The company was started by Noel Macklin who was looking for a new car making venture after he sold his Invicta company in 1933. The name came from Reid Railton, the world speed record car designer, but his input was probably small although he did receive a royalty on each car sold.
1933 – Railton Terraplane
The first car was made by fitting a British body made by coachbuilder John Charles Ranalah to a 4010 cc, 100 bhp, 8-cylinder Hudson Terraplane chassis. Described as a pre-war Shelby Cobra, the resulting machine was at first available as a two-door tourer. Being lighter than the original, it had for the time exceptional performance, with a 0–60 mph time of 13 seconds. A saloon-bodied version was soon added to the range, and the cars were priced at £499.
1935 – Railton 8
In 1935 the original Terraplane chassis was replaced by the one from the Hudson Eight, the engine grew to 4168 cc producing 113 bhp, and a wider range of bodies from several coachbuilders were on offer from at least seven different vehicle coachbuilders including; Ranalah, R.E.A.L, Carbodies and Coachcraft Ltd. Two special lightweight models were made in 1935 and, with a 0–60 time of 8.8 seconds, were claimed to be the fastest production cars in the world. Altogether 1379 of the Railton 8s were made.
1937 – Railton Cobham
A smaller six-cylinder car, the 16.9 was added in 1937 using a 2723 cc Hudson 6-cylinder engine and chassis, but only 81  were made in saloon or drophead coupé form and priced at £399.
1938 – Railton 8
An even smaller Railton, the 10 hp, joined the range in 1938 built on a Standard Flying Nine chassis and with either saloon or drophead coupé bodywork was claimed to be “A famous name in miniature”. 51 were made selling at £299. In 1938 Motor Sport tested a 28.8 h.p. Railton Cobham saloon, FPH 970, offered for sale at £698.
1939 – Demise
Noel Macklin turned his attention to powerboats in 1939, and he sold the company to Hudson Motor Car Company of Detroit, Michigan, who transferred production to their Brentford, London works. However, the outbreak of war in 1939 stopped production.

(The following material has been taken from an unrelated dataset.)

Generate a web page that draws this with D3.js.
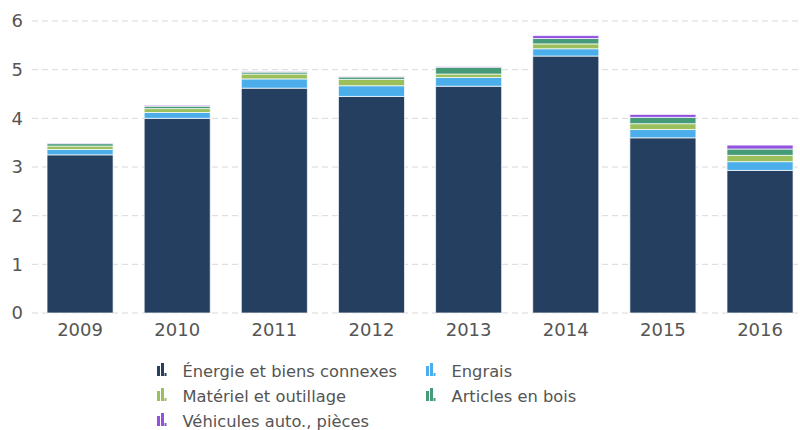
<!DOCTYPE html>
<html>
<head>
<meta charset="utf-8">
<script src="https://cdn.jsdelivr.net/npm/d3@7"></script>
<style>
  body { margin: 0; background: #fff; }
  text { font-family: "DejaVu Sans", sans-serif; fill: #555; }
  .grid line { stroke: #d9d9d9; stroke-dasharray: 6,4; }
</style>
</head>
<body>
<div id="chart"></div>
<script>
// data
var years = ["2009", "2010", "2011", "2012", "2013", "2014", "2015", "2016"];
var series = ["Énergie et biens connexes", "Engrais", "Matériel et outillage", "Articles en bois", "Véhicules auto., pièces"];
var colors = ["#243f5f", "#4baeea", "#9bbf5a", "#459a77", "#9152df"];
var energie  = [3.25, 4.00, 4.62, 4.45, 4.66, 5.28, 3.60, 2.93];
var engrais  = [0.11, 0.12, 0.19, 0.22, 0.18, 0.15, 0.17, 0.18];
var materiel = [0.07, 0.08, 0.10, 0.13, 0.07, 0.10, 0.12, 0.13];
var bois     = [0.05, 0.05, 0.04, 0.05, 0.14, 0.11, 0.13, 0.13];
var vehic    = [0.01, 0.02, 0.01, 0.01, 0.01, 0.06, 0.06, 0.08];
var yTicks = [0, 1, 2, 3, 4, 5, 6];

var width = 800, height = 430;
var margin = {top: 21, bottom: 117, left: 32, right: 2};

var rows = years.map(function(y, i) {
  return {year: y, s0: energie[i], s1: engrais[i], s2: materiel[i], s3: bois[i], s4: vehic[i]};
});
var keys = ["s0", "s1", "s2", "s3", "s4"];
var stacked = d3.stack().keys(keys)(rows);

var svg = d3.select("#chart")
  .append("svg")
  .attr("width", width)
  .attr("height", height);

var xScale = d3.scaleBand()
  .domain(years)
  .range([31.5, 808.6])
  .paddingInner(0.32)
  .paddingOuter(0.16);

var yScale = d3.scaleLinear()
  .domain([0, 6])
  .range([height - margin.bottom, margin.top]);

// grid
svg.append("g")
  .attr("class", "grid")
  .selectAll("line")
  .data(yTicks)
  .enter()
  .append("line")
  .attr("x1", margin.left)
  .attr("x2", width - margin.right)
  .attr("y1", function(d) { return yScale(d); })
  .attr("y2", function(d) { return yScale(d); });

// y labels
svg.append("g")
  .call(d3.axisLeft(yScale).tickValues(yTicks).tickSize(0).tickPadding(0).tickFormat(d3.format("d")))
  .attr("transform", "translate(" + 23 + ",0)")
  .call(function(g) { g.select(".domain").remove(); })
  .selectAll("text")
  .style("font-size", "18px")
  .attr("fill", "#555");

// x labels
svg.append("g")
  .attr("transform", "translate(0," + (height - margin.bottom) + ")")
  .call(d3.axisBottom(xScale).tickSize(0).tickPadding(10))
  .call(function(g) { g.select(".domain").remove(); })
  .selectAll("text")
  .style("font-size", "18px")
  .attr("fill", "#555");

// bars
svg.selectAll(".layer")
  .data(stacked)
  .enter()
  .append("g")
  .attr("class", "layer")
  .attr("fill", function(d, i) { return colors[i]; })
  .selectAll("rect")
  .data(function(d) { return d; })
  .enter()
  .append("rect")
  .attr("x", function(d) { return xScale(d.data.year); })
  .attr("width", xScale.bandwidth())
  .attr("y", function(d) { return yScale(d[1]); })
  .attr("height", function(d) { return yScale(d[0]) - yScale(d[1]); })
  .attr("stroke", "#fff")
  .attr("stroke-opacity", 0.7)
  .attr("stroke-width", 1);

// legend
var legendPos = [[157, 371], [426, 371], [157, 396], [426, 396], [157, 421]];
var legend = svg.selectAll(".legend")
  .data(series)
  .enter()
  .append("g")
  .attr("class", "legend")
  .attr("transform", function(d, i) { return "translate(" + legendPos[i][0] + "," + legendPos[i][1] + ")"; });

// little bar-chart glyph: [x, width, height]
var iconBars = [[0, 3, 10], [4, 3, 13], [7.5, 2, 3]];
legend.each(function(d, i) {
  var g = d3.select(this);
  iconBars.forEach(function(b) {
    g.append("rect")
      .attr("x", b[0])
      .attr("y", 5 - b[2])
      .attr("width", b[1])
      .attr("height", b[2])
      .attr("fill", colors[i]);
  });
  g.append("text")
    .attr("x", 25.5)
    .attr("y", 0)
    .attr("dy", "0.35em")
    .style("font-size", "16.3px")
    .text(d);
});
</script>
</body>
</html>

After World War II a few cars were completed using pre-war parts, and a new model was built and shown at the 1949 London Motor Show. However, at nearly £5000 the car was incredibly expensive, and it never went into production.
She has some running issues that we need to address. From first impressions the head gasket looks to be but as we delve further into the engine we may discover more of the cause. Pete has got to work removing the head, gasket and block to establish the cause of the problem.
Whilst in our workshops we will look to fully service the car and hope to get her back on the road whilst the sun is still shining.
We’ve enlisted the help of Mike from the Railton Owner’s Club who has been a fantastic contact to source parts and hopefully help set the engine back up.